China: TV Anchor Arrested In Anti-Corruption Probe
Rui Chenggang, a business news anchor with state-owned China Central Television (CCTV), was arrested in his studio several hours before his nightly broadcast on charges of corruption, the official newspaper, the People’s Daily, confirmed.
The arrest was abrupt and without notice. Rui’s co-host took over Friday’s program, says Al Jazeera.
The vice-director of financial news of CCTV Li Yong was also taken on Friday.

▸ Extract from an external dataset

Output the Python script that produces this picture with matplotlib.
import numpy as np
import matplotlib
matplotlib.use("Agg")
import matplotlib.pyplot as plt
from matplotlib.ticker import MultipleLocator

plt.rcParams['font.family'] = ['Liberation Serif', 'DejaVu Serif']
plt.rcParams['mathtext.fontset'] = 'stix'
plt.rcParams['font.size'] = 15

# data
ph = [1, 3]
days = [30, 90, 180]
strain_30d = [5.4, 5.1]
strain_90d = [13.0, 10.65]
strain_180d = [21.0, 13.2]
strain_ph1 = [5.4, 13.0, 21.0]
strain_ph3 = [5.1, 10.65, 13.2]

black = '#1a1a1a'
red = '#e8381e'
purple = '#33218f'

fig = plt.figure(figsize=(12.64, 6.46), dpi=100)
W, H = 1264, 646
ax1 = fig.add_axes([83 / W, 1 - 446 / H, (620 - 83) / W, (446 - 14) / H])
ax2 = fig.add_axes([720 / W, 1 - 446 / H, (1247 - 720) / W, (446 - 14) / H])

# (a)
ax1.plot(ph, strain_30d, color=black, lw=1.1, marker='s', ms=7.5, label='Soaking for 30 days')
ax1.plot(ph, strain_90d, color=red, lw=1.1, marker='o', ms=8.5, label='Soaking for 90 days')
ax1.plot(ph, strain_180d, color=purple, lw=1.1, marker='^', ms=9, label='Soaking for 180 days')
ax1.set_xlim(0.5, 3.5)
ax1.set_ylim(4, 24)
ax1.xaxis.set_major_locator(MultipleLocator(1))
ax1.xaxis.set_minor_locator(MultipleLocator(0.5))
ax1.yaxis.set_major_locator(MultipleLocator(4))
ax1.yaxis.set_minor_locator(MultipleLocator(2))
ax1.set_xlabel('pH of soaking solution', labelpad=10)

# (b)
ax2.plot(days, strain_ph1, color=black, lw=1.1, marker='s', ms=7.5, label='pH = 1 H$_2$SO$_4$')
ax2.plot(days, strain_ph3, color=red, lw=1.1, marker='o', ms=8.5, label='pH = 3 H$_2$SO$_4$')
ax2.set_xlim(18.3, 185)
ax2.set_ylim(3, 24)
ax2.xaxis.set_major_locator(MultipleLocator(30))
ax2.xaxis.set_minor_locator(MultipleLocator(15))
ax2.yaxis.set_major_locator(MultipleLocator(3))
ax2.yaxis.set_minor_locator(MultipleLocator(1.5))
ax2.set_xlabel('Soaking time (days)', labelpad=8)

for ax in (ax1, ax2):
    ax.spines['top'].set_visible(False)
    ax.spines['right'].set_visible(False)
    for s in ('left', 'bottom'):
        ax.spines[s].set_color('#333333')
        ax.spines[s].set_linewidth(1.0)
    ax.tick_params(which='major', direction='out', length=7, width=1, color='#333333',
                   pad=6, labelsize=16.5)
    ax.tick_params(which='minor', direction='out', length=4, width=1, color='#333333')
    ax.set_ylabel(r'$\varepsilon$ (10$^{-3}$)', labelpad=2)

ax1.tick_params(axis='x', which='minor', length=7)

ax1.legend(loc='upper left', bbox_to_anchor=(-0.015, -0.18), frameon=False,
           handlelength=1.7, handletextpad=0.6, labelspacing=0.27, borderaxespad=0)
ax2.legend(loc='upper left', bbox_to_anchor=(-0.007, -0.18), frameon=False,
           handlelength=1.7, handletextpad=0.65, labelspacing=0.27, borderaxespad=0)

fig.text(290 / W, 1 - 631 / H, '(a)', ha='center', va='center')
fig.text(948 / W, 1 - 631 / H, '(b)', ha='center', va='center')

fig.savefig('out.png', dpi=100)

The arrests came one month after several other senior staff were arrested, including channel Director Guo Zhenxi and producer Tian Liwu, says People’s Daily.
Rui’s admirers applaud him for positioning himself as the epitome of modern China’s aspirations, but his critics decry his nationalist campaigns and confrontational statements, says the New York Times.

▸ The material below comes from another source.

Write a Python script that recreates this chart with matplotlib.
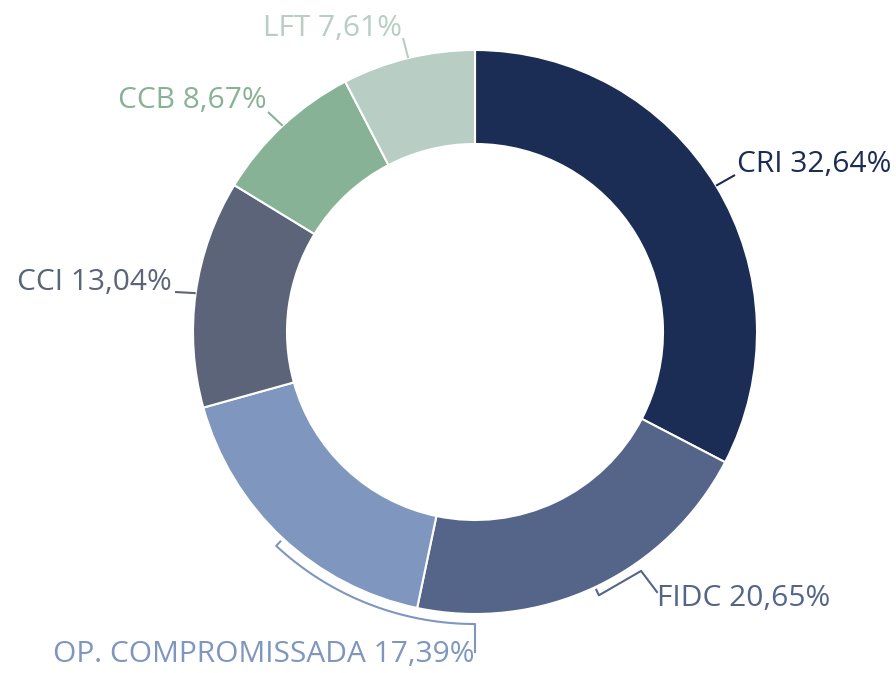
import numpy as np
import matplotlib
matplotlib.use("Agg")
import matplotlib.pyplot as plt

categories = ["CRI", "FIDC", "OP. COMPROMISSADA", "CCI", "CCB", "LFT"]
values = [32.64, 20.65, 17.39, 13.04, 8.67, 7.61]
colors = ["#1B2D55", "#546589", "#7F96BF", "#5B6478", "#88B295", "#B8CDC4"]

W, H = 896, 673
fig = plt.figure(figsize=(W / 100, H / 100), dpi=100)
ax = fig.add_axes([0, 0, 1, 1])
ax.set_xlim(0, W)
ax.set_ylim(0, H)
ax.axis("off")

cx, cy = 475, H - 332
R = 282
width = 94
wedges, _ = ax.pie(values, colors=colors, startangle=90, counterclock=False,
                   radius=R, center=(cx, cy), frame=False,
                   wedgeprops=dict(width=width, edgecolor="white", linewidth=1.5))
ax.set_xlim(0, W)
ax.set_ylim(0, H)
ax.set_aspect("equal")

font = "Open Sans"
fs = 21.5

def lbl(v):
    return f"{v:.2f}".replace(".", ",") + "%"

def pt(ang, r):
    a = np.deg2rad(ang)
    return cx + r * np.cos(a), cy + r * np.sin(a)

def mid(w):
    return (w.theta1 + w.theta2) / 2

# label placement: (text x, text y (image coords), ha, leader end point (image coords))
place = {
    "CRI": (737, 165, "left", (735, 175)),
    "CCI": (172, 283, "right", (175, 292)),
    "CCB": (267, 100, "right", (268, 112)),
    "LFT": (402, 28, "right", (403, 38)),
}

for w, cat, v, c in zip(wedges, categories, values, colors):
    text = f"{cat} {lbl(v)}"
    if cat in place:
        tx, ty, ha, (ex, ey) = place[cat]
        sx, sy = pt(mid(w), R)
        ax.plot([sx, ex], [sy, H - ey], color=c, lw=1.5, solid_capstyle="butt")
        ax.text(tx, H - ty, text, ha=ha, va="center", color=c, fontsize=fs, family=font)
    elif cat == "FIDC":
        a1, a2 = -64.8, -55.2
        r_b = 291
        p1 = pt(a1, r_b)
        p2 = pt(a2, r_b)
        t1 = pt(a1, r_b - 6)
        ax.plot([t1[0], p1[0], p2[0], 642 + 15], [t1[1], p1[1], p2[1], H - 592],
                color=c, lw=1.5)
        ax.text(657, H - 598, text, ha="left", va="center", color=c, fontsize=fs, family=font)
    else:  # OP. COMPROMISSADA
        a1, a2 = -132.9, -90.0
        r_b = 292
        angs = np.linspace(a1, a2, 80)
        xs = cx + r_b * np.cos(np.deg2rad(angs))
        ys = cy + r_b * np.sin(np.deg2rad(angs))
        t1 = pt(a1, r_b - 6)
        xs = np.concatenate([[t1[0]], xs, [cx]])
        ys = np.concatenate([[t1[1]], ys, [H - 652]])
        ax.plot(xs, ys, color=c, lw=1.5)
        ax.text(474, H - 655, text, ha="right", va="center", color=c, fontsize=fs, family=font)

fig.savefig("out.png", dpi=100)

He became popular in 2007 with a campaign on his blog that resulted in removal of a Starbucks from Beijing’s Forbidden City, says the New York Times. It was replaced by a Chinese-owned coffee shop. At a G20 summit in 2010 in South Korea, when U.S. President Barack Obama asked for questions from the Korean media and no one spoke up, Rui said: “I’m actually Chinese, but I think I get to represent the entire Asia.”
According to the Financial Times, Chinese President Xi Jinping, elected last year, began an anti-graft campaign that is a part of the government’s efforts to maintain the legitimacy of the Communist party’s rule.
The New York Times reports that the hope is to strengthen a Party, weakened by lack of discipline. A former high-level military general was stripped of party membership last month on allegations of corruption.
An anti-corruption expert at Beihang University in Beijing Ren Jianming, said that the government is targeting corruption in state-controlled sectors, reports People’s Daily.